Workforce can adapt to AI disruption, says Goldman Sachs CEO

Workforce can adapt to AI disruption, says Goldman Sachs CEO


Goldman Sachs chief executive David Solomon has pushed back against warnings that artificial intelligence will trigger mass unemployment, arguing that the US workforce is capable of adapting to the technology’s rapid advance. His comments appeared in a guest essay published in the New York Times on May 22, 2026.

In the essay, Solomon acknowledged that disruption is coming. Goldman Sachs research estimates that AI could automate around a quarter of current working hours within the next decade. White-collar professions, including accounting, banking, and law, are likely to see many of their routine tasks taken over by machines, he wrote. The impact on certain blue-collar roles, he added, is harder to predict.

Yet Solomon laid out three reasons for believing the economy will remain resilient. AI, he argued, will free workers to focus on more complex responsibilities, raise standards within existing professions rather than eliminate them, and create new roles for people who manage and oversee AI systems inside companies. He conceded that if job destruction does occur at an unprecedented scale, a coordinated response between the public and private sectors would be needed to support displaced workers and institutions.

Solomon also invoked the economist John Maynard Keynes, who famously predicted in 1930 that by the end of the century, people would work only 15 hours a week. While that vision never materialised, Solomon suggested it serves as a useful reminder that dire forecasts about technology and employment have often overlooked its potential to lift productivity and economic growth.

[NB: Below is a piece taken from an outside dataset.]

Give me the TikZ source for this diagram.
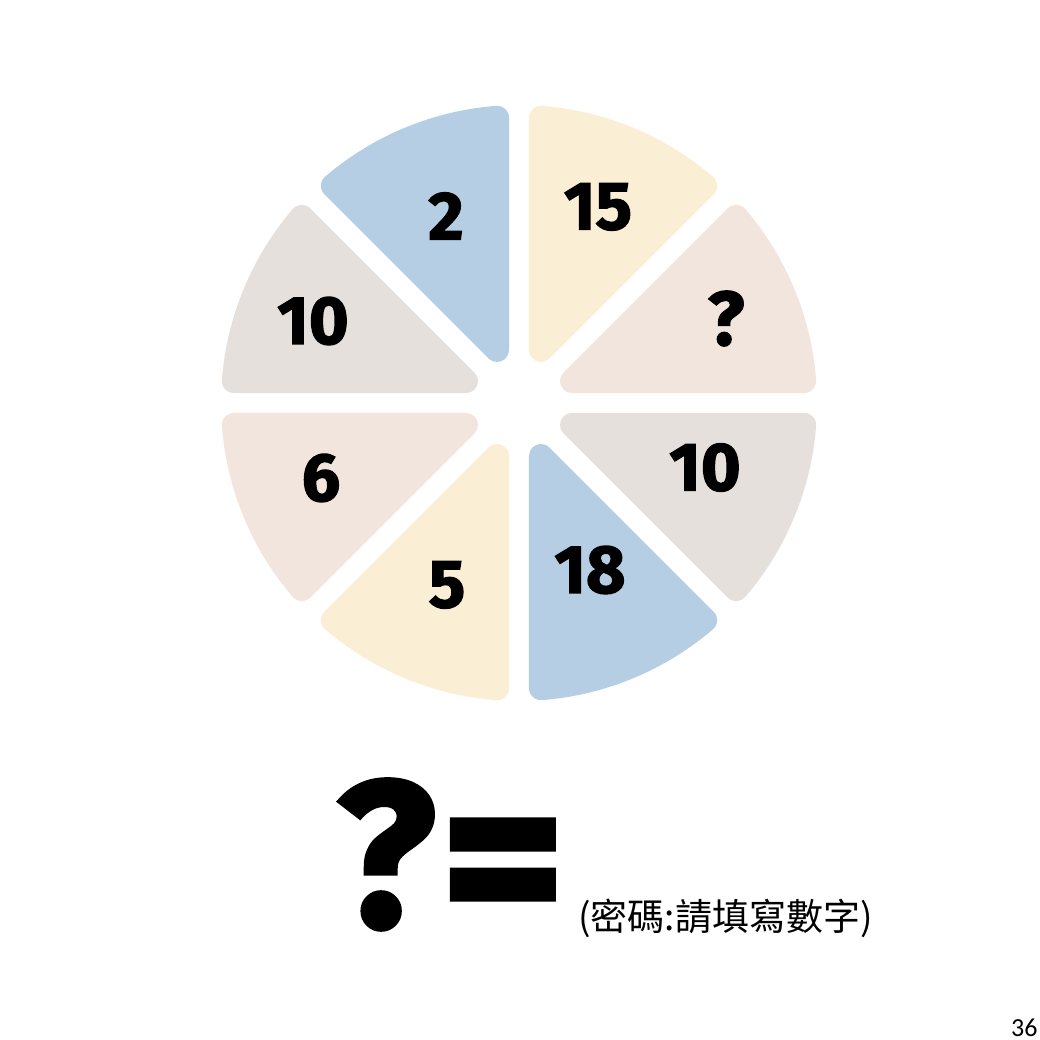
\documentclass[tikz,border=0pt]{standalone}
\usepackage{fontspec}
\setmainfont{Fira Sans}
\newfontfamily\numfont[BoldFeatures={FakeBold=2}]{Fira Sans}
\newfontfamily\cjk{Noto Sans CJK TC}
\newfontfamily\pagefont{Carlito}
\definecolor{bluec}{HTML}{B5CEE3}
\definecolor{yellowc}{HTML}{FAEED4}
\definecolor{pinkc}{HTML}{F2E5DE}
\definecolor{grayc}{HTML}{E6E0DD}
\begin{document}
\begin{tikzpicture}[x=1pt,y=1pt,
  num/.style={font=\numfont\bfseries\fontsize{68}{68}\selectfont, inner sep=0pt, text=black},
  big/.style={font=\numfont\bfseries\fontsize{207}{207}\selectfont, inner sep=0pt, text=black}]
\useasboundingbox (0,0) rectangle (1040,1040);
\fill[white] (0,0) rectangle (1040,1040);
\coordinate (C) at (519,637);
\foreach \k/\col in {0/pinkc,1/yellowc,2/bluec,3/grayc,4/pinkc,5/yellowc,6/bluec,7/grayc}{
  \begin{scope}[shift={(C)}, rotate=45*\k]
    \fill[\col] (53.0,9.95) -- (285.16,9.95)
      arc[start angle=-90, end angle=4.40, radius=12]
      arc[start angle=4.40, end angle=40.60, radius=298]
      arc[start angle=40.60, end angle=135, radius=12]
      -- (44.51,30.44)
      arc[start angle=135, end angle=270, radius=12]
      -- cycle;
  \end{scope}
}
\node[num] (n2) at (446,824) {2};
\node[num] (n15) at (598,833) {15};
\node[num] (n10a) at (313,719) {10};
\node[num, font=\numfont\bfseries\fontsize{76}{76}\selectfont] (nq) at (726,721.5) {?};
\node[num] (n10b) at (705,572.5) {10};
\node[num] (n18) at (590,470) {18};
\node[num] (n5) at (447,455) {5};
\node[num] (n6) at (321,562) {6};
\node[big] (bq) at (386,185.5) {?};
\node[big, font=\numfont\bfseries\fontsize{240}{240}\selectfont] (beq) at (503,160.5) {=};
\node[font=\cjk\fontsize{37}{37}\selectfont, anchor=west, inner sep=0pt] (note) at (578,122) {(密碼:請填寫數字)};
\node[font=\pagefont\fontsize{26}{26}\selectfont, anchor=base west, inner sep=0pt] (pg) at (1011,3.5) {36};
\end{tikzpicture}
\end{document}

According to a report by Forbes on the matter, the essay aligns with internal Goldman Sachs analysis that draws a distinction between jobs at high risk of outright substitution, such as telephone operators, insurance claims representatives, and bill collectors, and those more likely to be augmented, including education administrators, physicians, surgeons, construction managers, and chief executives. Separately, McKinsey reported in a 2025 survey that 51% of organisations said generative AI was reducing their need for entry-level hires.